WORK REQUIRED: Reproduce the material below line by line, beginning with its first line and ending with the line that contains "(r3d) at (457,262)"; leave out pictures.

SUPPLIED INFORMATION:
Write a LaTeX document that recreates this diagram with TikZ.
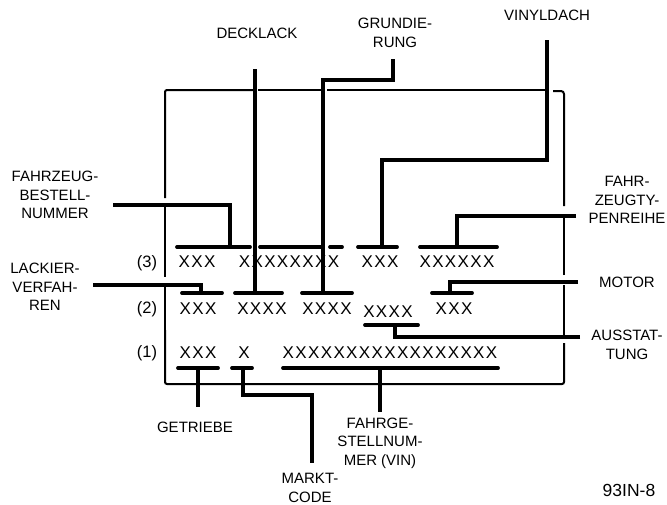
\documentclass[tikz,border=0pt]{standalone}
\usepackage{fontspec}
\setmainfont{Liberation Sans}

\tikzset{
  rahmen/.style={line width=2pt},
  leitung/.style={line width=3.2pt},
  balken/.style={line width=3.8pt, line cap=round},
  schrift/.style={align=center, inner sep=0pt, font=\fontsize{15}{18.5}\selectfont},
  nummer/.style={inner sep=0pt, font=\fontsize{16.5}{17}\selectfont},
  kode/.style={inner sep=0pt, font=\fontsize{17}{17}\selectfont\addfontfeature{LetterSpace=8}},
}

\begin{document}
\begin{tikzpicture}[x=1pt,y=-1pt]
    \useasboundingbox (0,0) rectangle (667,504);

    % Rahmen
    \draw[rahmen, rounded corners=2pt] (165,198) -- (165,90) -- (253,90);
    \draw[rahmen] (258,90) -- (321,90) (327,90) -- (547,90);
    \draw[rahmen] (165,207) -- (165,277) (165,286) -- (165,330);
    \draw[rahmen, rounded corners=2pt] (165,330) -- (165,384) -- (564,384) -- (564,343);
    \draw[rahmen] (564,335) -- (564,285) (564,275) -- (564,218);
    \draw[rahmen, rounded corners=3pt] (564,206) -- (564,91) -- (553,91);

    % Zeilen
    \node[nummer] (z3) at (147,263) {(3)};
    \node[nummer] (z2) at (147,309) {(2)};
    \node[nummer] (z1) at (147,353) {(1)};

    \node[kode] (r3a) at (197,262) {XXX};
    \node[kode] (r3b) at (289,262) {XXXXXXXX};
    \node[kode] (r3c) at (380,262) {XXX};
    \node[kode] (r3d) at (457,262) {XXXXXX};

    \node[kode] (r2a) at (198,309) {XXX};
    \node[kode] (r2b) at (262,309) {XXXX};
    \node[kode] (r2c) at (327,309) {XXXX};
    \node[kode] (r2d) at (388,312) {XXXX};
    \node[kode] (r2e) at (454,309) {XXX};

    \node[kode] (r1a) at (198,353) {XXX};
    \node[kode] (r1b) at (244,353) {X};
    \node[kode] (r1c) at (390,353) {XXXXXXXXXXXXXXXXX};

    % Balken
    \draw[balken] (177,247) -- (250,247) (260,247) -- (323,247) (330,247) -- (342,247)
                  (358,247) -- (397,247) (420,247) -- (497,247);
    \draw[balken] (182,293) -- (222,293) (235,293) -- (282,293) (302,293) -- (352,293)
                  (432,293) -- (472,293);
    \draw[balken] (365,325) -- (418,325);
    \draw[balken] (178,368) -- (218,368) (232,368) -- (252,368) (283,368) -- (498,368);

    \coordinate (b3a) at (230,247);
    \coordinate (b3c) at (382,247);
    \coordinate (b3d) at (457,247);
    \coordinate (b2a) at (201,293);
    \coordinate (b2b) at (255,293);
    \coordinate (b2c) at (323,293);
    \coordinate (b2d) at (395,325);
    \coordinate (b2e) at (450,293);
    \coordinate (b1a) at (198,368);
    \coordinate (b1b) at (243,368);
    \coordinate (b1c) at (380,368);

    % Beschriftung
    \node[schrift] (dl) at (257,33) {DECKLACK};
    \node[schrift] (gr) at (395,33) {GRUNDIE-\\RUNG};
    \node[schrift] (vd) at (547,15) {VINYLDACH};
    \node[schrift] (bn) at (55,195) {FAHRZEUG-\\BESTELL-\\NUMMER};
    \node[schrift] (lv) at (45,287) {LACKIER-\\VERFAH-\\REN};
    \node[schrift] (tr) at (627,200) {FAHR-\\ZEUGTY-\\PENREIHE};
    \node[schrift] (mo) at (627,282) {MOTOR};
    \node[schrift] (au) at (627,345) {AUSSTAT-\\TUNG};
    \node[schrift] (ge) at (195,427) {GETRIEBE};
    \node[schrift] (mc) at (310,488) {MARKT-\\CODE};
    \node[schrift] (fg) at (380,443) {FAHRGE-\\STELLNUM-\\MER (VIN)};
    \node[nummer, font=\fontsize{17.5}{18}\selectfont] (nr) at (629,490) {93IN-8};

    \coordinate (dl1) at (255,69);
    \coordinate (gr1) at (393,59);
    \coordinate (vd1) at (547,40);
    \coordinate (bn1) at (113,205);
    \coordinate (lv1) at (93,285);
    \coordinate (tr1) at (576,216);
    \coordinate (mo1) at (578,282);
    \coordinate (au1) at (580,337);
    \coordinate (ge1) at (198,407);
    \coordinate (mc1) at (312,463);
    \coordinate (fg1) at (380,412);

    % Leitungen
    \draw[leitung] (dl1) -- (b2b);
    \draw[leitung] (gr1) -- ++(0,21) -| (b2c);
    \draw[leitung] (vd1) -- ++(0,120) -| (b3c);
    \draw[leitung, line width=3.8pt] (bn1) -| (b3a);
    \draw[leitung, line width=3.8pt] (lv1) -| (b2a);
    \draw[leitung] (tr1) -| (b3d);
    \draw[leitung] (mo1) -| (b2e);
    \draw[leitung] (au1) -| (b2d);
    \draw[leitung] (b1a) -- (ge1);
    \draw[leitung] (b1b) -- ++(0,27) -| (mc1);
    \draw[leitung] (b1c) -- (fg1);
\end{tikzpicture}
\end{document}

TASK RESULT:
Write a LaTeX document that recreates this diagram with TikZ.
\documentclass[tikz,border=0pt]{standalone}
\usepackage{fontspec}
\setmainfont{Liberation Sans}

\tikzset{
  rahmen/.style={line width=2pt},
  leitung/.style={line width=3.2pt},
  balken/.style={line width=3.8pt, line cap=round},
  schrift/.style={align=center, inner sep=0pt, font=\fontsize{15}{18.5}\selectfont},
  nummer/.style={inner sep=0pt, font=\fontsize{16.5}{17}\selectfont},
  kode/.style={inner sep=0pt, font=\fontsize{17}{17}\selectfont\addfontfeature{LetterSpace=8}},
}

\begin{document}
\begin{tikzpicture}[x=1pt,y=-1pt]
    \useasboundingbox (0,0) rectangle (667,504);

    % Rahmen
    \draw[rahmen, rounded corners=2pt] (165,198) -- (165,90) -- (253,90);
    \draw[rahmen] (258,90) -- (321,90) (327,90) -- (547,90);
    \draw[rahmen] (165,207) -- (165,277) (165,286) -- (165,330);
    \draw[rahmen, rounded corners=2pt] (165,330) -- (165,384) -- (564,384) -- (564,343);
    \draw[rahmen] (564,335) -- (564,285) (564,275) -- (564,218);
    \draw[rahmen, rounded corners=3pt] (564,206) -- (564,91) -- (553,91);

    % Zeilen
    \node[nummer] (z3) at (147,263) {(3)};
    \node[nummer] (z2) at (147,309) {(2)};
    \node[nummer] (z1) at (147,353) {(1)};

    \node[kode] (r3a) at (197,262) {XXX};
    \node[kode] (r3b) at (289,262) {XXXXXXXX};
    \node[kode] (r3c) at (380,262) {XXX};
    \node[kode] (r3d) at (457,262) {XXXXXX};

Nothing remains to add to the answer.